Give every line of the data again, unchanged, but with no pictures.

** Available data **
>> begin

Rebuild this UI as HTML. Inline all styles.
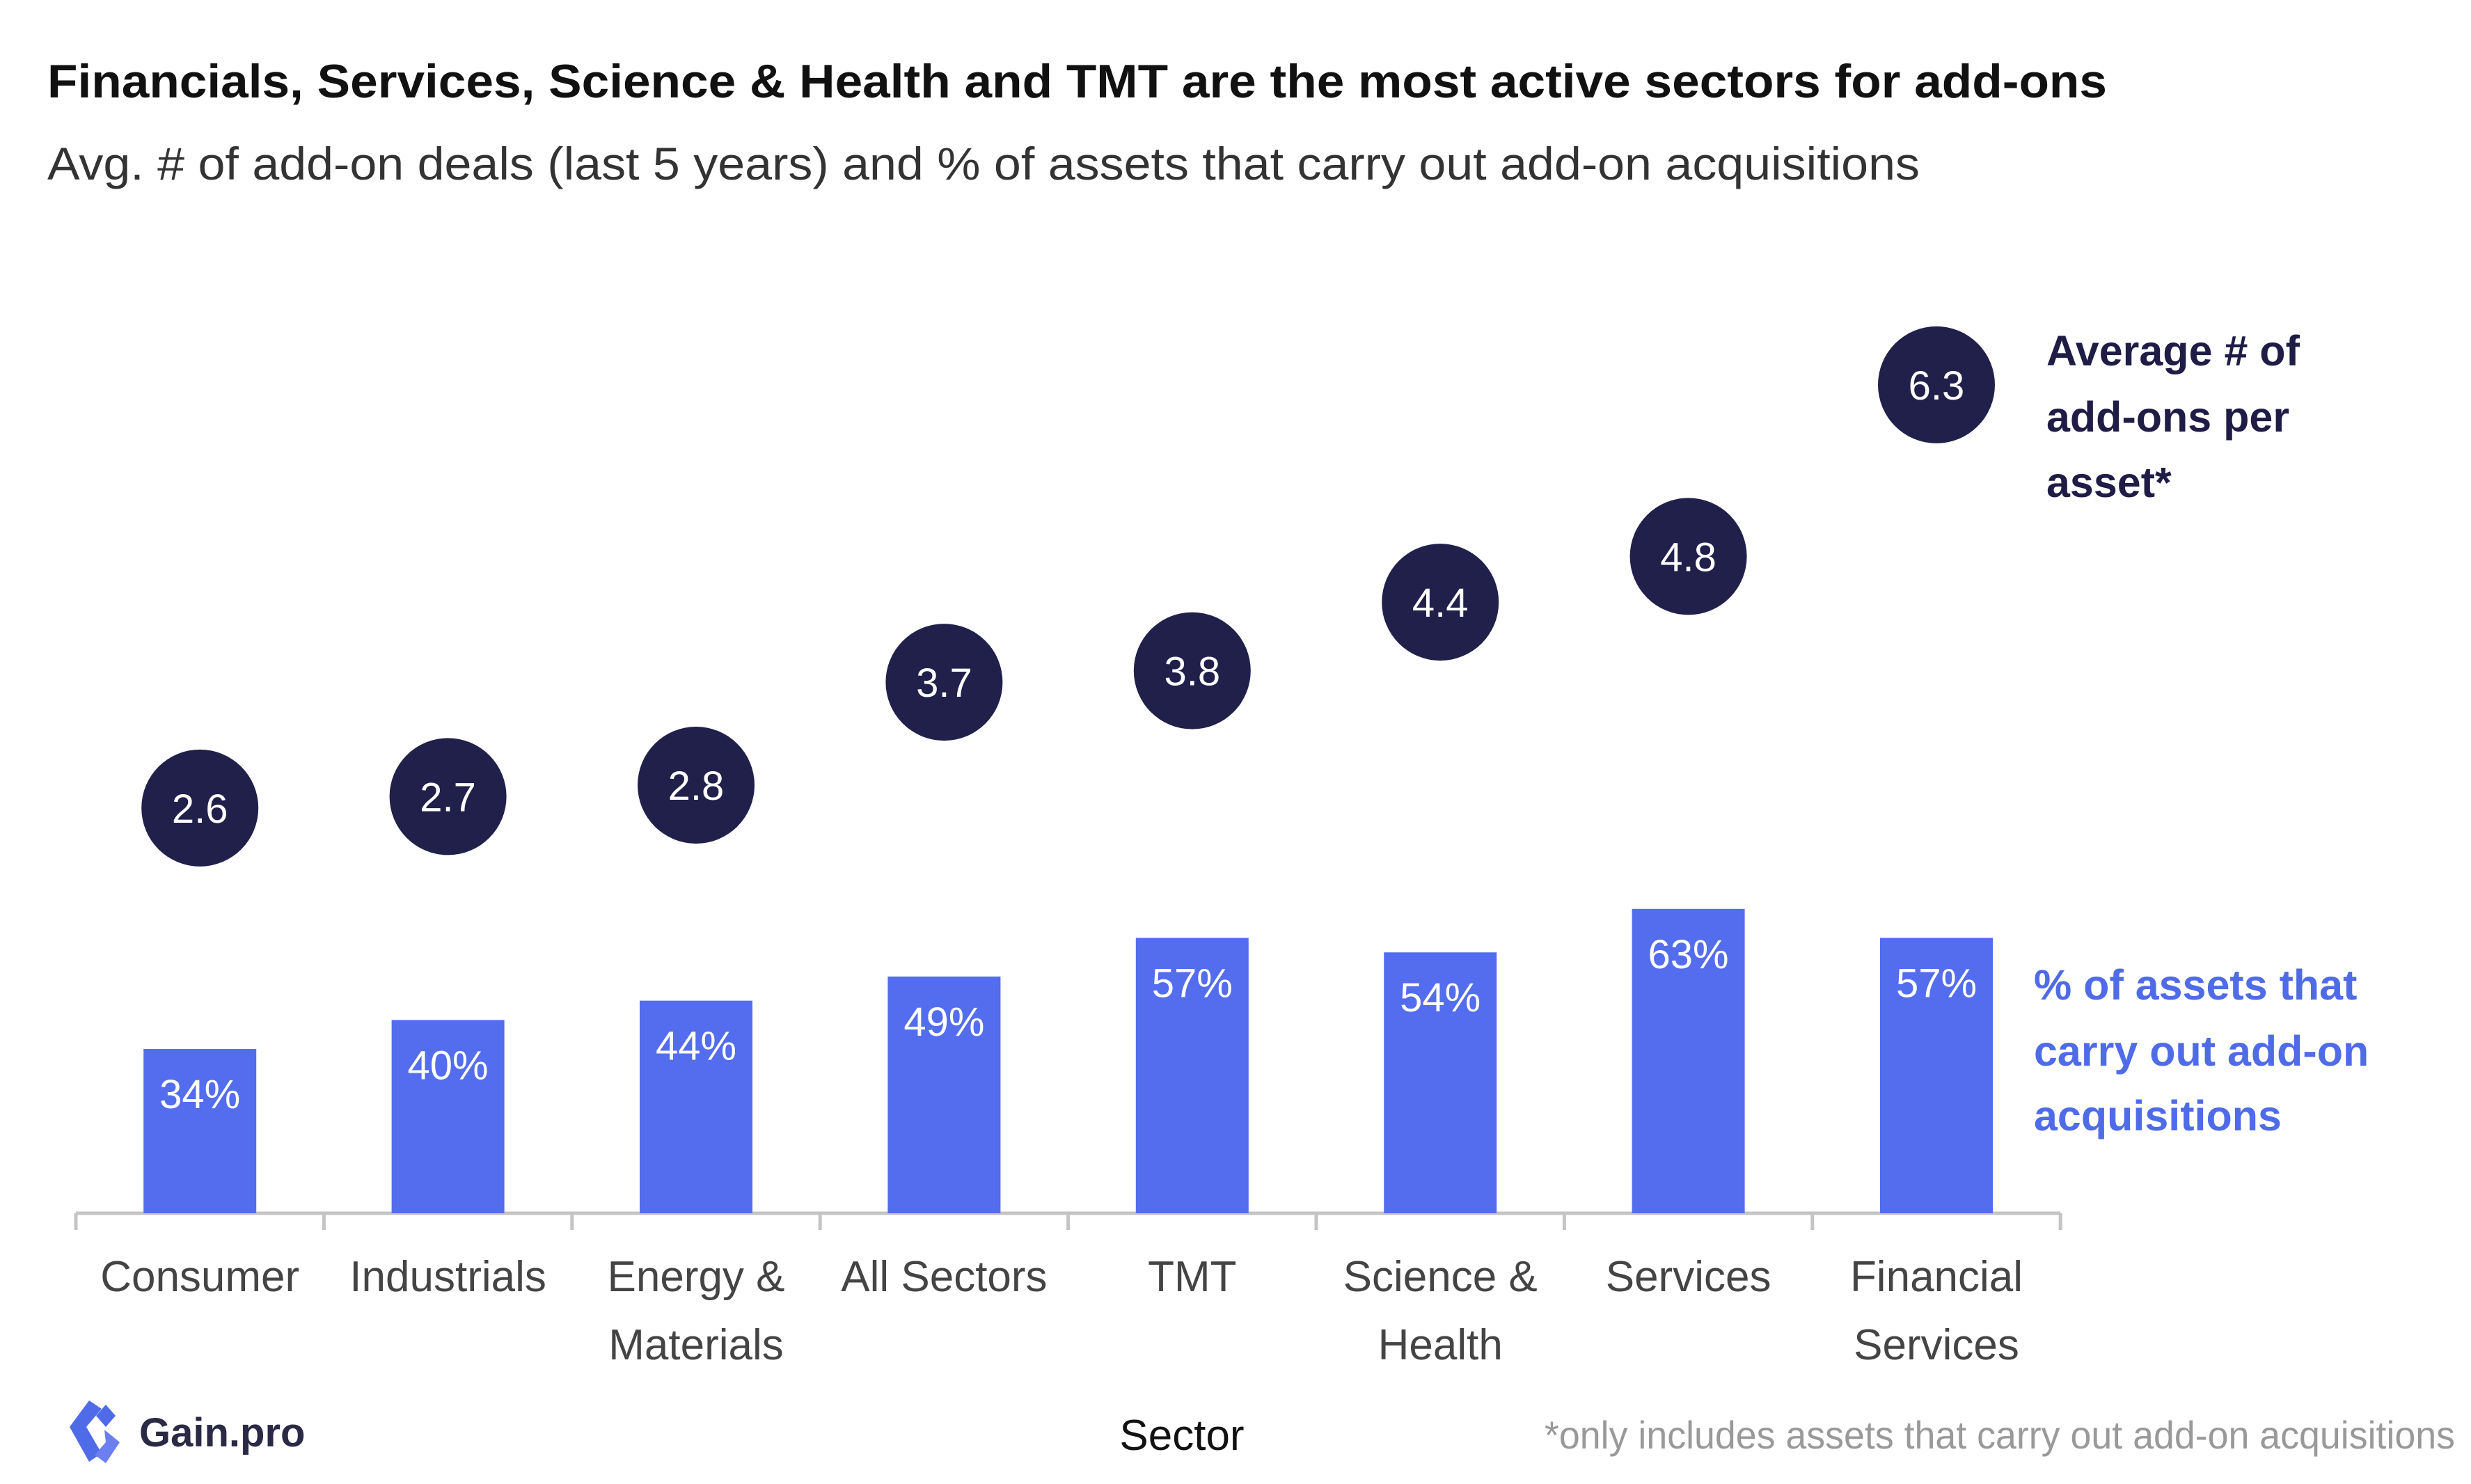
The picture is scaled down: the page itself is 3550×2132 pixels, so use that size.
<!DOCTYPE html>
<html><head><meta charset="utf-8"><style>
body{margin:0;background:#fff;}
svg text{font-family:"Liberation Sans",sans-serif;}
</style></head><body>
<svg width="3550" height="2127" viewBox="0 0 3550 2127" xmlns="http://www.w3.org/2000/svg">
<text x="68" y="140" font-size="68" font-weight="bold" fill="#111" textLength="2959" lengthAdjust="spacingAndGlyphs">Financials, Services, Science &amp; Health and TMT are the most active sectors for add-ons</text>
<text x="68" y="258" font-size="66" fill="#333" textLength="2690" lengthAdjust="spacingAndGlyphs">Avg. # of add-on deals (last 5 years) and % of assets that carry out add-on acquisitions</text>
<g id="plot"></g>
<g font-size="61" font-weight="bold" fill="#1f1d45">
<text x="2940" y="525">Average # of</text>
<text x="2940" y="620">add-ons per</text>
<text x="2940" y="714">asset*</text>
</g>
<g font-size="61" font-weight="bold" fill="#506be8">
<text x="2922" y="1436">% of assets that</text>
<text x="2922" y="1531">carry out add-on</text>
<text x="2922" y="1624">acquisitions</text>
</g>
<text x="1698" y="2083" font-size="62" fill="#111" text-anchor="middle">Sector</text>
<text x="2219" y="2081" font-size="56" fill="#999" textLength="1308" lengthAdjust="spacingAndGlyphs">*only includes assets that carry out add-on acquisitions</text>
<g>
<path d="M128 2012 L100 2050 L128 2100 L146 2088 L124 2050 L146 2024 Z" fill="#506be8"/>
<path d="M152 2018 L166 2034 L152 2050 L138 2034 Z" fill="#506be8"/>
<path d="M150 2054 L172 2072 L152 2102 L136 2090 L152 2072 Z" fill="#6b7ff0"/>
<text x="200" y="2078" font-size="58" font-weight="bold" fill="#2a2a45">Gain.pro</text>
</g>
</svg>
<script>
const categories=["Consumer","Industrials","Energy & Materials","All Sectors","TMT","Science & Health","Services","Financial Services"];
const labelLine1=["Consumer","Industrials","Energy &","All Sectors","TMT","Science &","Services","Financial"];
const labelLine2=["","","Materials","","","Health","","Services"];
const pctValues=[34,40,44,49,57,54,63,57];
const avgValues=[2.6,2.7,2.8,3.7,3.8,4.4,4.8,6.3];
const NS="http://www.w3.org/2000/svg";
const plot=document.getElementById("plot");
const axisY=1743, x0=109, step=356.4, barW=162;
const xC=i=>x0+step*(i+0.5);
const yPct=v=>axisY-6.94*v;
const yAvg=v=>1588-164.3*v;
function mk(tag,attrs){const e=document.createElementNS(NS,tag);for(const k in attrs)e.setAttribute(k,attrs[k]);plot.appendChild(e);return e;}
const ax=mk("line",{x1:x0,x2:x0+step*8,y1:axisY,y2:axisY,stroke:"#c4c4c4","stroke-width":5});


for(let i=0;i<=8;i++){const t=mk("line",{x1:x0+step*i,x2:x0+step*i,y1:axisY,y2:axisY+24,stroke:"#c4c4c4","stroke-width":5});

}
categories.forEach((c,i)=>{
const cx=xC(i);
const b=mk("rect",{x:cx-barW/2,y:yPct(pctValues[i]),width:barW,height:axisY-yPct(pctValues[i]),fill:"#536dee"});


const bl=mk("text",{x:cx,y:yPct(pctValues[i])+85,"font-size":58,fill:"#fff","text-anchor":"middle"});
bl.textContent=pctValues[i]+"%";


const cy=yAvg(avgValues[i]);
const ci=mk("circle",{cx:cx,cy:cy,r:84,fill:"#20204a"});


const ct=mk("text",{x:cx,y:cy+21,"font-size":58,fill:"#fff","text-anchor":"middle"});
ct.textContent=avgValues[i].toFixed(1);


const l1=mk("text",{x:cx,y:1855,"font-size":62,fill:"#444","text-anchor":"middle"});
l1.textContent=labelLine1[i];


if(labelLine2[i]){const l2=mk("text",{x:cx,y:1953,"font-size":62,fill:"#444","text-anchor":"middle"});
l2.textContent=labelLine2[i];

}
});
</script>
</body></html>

>> end

** Answer to this exercise **
Rebuild this UI as HTML. Inline all styles.
The picture is scaled down: the page itself is 3550×2132 pixels, so use that size.
<!DOCTYPE html>
<html><head><meta charset="utf-8"><style>
body{margin:0;background:#fff;}
svg text{font-family:"Liberation Sans",sans-serif;}
</style></head><body>
<svg width="3550" height="2127" viewBox="0 0 3550 2127" xmlns="http://www.w3.org/2000/svg">
<text x="68" y="140" font-size="68" font-weight="bold" fill="#111" textLength="2959" lengthAdjust="spacingAndGlyphs">Financials, Services, Science &amp; Health and TMT are the most active sectors for add-ons</text>
<text x="68" y="258" font-size="66" fill="#333" textLength="2690" lengthAdjust="spacingAndGlyphs">Avg. # of add-on deals (last 5 years) and % of assets that carry out add-on acquisitions</text>
<g id="plot"></g>
<g font-size="61" font-weight="bold" fill="#1f1d45">
<text x="2940" y="525">Average # of</text>
<text x="2940" y="620">add-ons per</text>
<text x="2940" y="714">asset*</text>
</g>
<g font-size="61" font-weight="bold" fill="#506be8">
<text x="2922" y="1436">% of assets that</text>
<text x="2922" y="1531">carry out add-on</text>
<text x="2922" y="1624">acquisitions</text>
</g>
<text x="1698" y="2083" font-size="62" fill="#111" text-anchor="middle">Sector</text>
<text x="2219" y="2081" font-size="56" fill="#999" textLength="1308" lengthAdjust="spacingAndGlyphs">*only includes assets that carry out add-on acquisitions</text>
<g>
<path d="M128 2012 L100 2050 L128 2100 L146 2088 L124 2050 L146 2024 Z" fill="#506be8"/>
<path d="M152 2018 L166 2034 L152 2050 L138 2034 Z" fill="#506be8"/>
<path d="M150 2054 L172 2072 L152 2102 L136 2090 L152 2072 Z" fill="#6b7ff0"/>
<text x="200" y="2078" font-size="58" font-weight="bold" fill="#2a2a45">Gain.pro</text>
</g>
</svg>
<script>
const categories=["Consumer","Industrials","Energy & Materials","All Sectors","TMT","Science & Health","Services","Financial Services"];
const labelLine1=["Consumer","Industrials","Energy &","All Sectors","TMT","Science &","Services","Financial"];
const labelLine2=["","","Materials","","","Health","","Services"];
const pctValues=[34,40,44,49,57,54,63,57];
const avgValues=[2.6,2.7,2.8,3.7,3.8,4.4,4.8,6.3];
const NS="http://www.w3.org/2000/svg";
const plot=document.getElementById("plot");
const axisY=1743, x0=109, step=356.4, barW=162;
const xC=i=>x0+step*(i+0.5);
const yPct=v=>axisY-6.94*v;
const yAvg=v=>1588-164.3*v;
function mk(tag,attrs){const e=document.createElementNS(NS,tag);for(const k in attrs)e.setAttribute(k,attrs[k]);plot.appendChild(e);return e;}
const ax=mk("line",{x1:x0,x2:x0+step*8,y1:axisY,y2:axisY,stroke:"#c4c4c4","stroke-width":5});


for(let i=0;i<=8;i++){const t=mk("line",{x1:x0+step*i,x2:x0+step*i,y1:axisY,y2:axisY+24,stroke:"#c4c4c4","stroke-width":5});

}
categories.forEach((c,i)=>{
const cx=xC(i);
const b=mk("rect",{x:cx-barW/2,y:yPct(pctValues[i]),width:barW,height:axisY-yPct(pctValues[i]),fill:"#536dee"});


const bl=mk("text",{x:cx,y:yPct(pctValues[i])+85,"font-size":58,fill:"#fff","text-anchor":"middle"});
bl.textContent=pctValues[i]+"%";


const cy=yAvg(avgValues[i]);
const ci=mk("circle",{cx:cx,cy:cy,r:84,fill:"#20204a"});


const ct=mk("text",{x:cx,y:cy+21,"font-size":58,fill:"#fff","text-anchor":"middle"});
ct.textContent=avgValues[i].toFixed(1);


const l1=mk("text",{x:cx,y:1855,"font-size":62,fill:"#444","text-anchor":"middle"});
l1.textContent=labelLine1[i];


if(labelLine2[i]){const l2=mk("text",{x:cx,y:1953,"font-size":62,fill:"#444","text-anchor":"middle"});
l2.textContent=labelLine2[i];

}
});
</script>
</body></html>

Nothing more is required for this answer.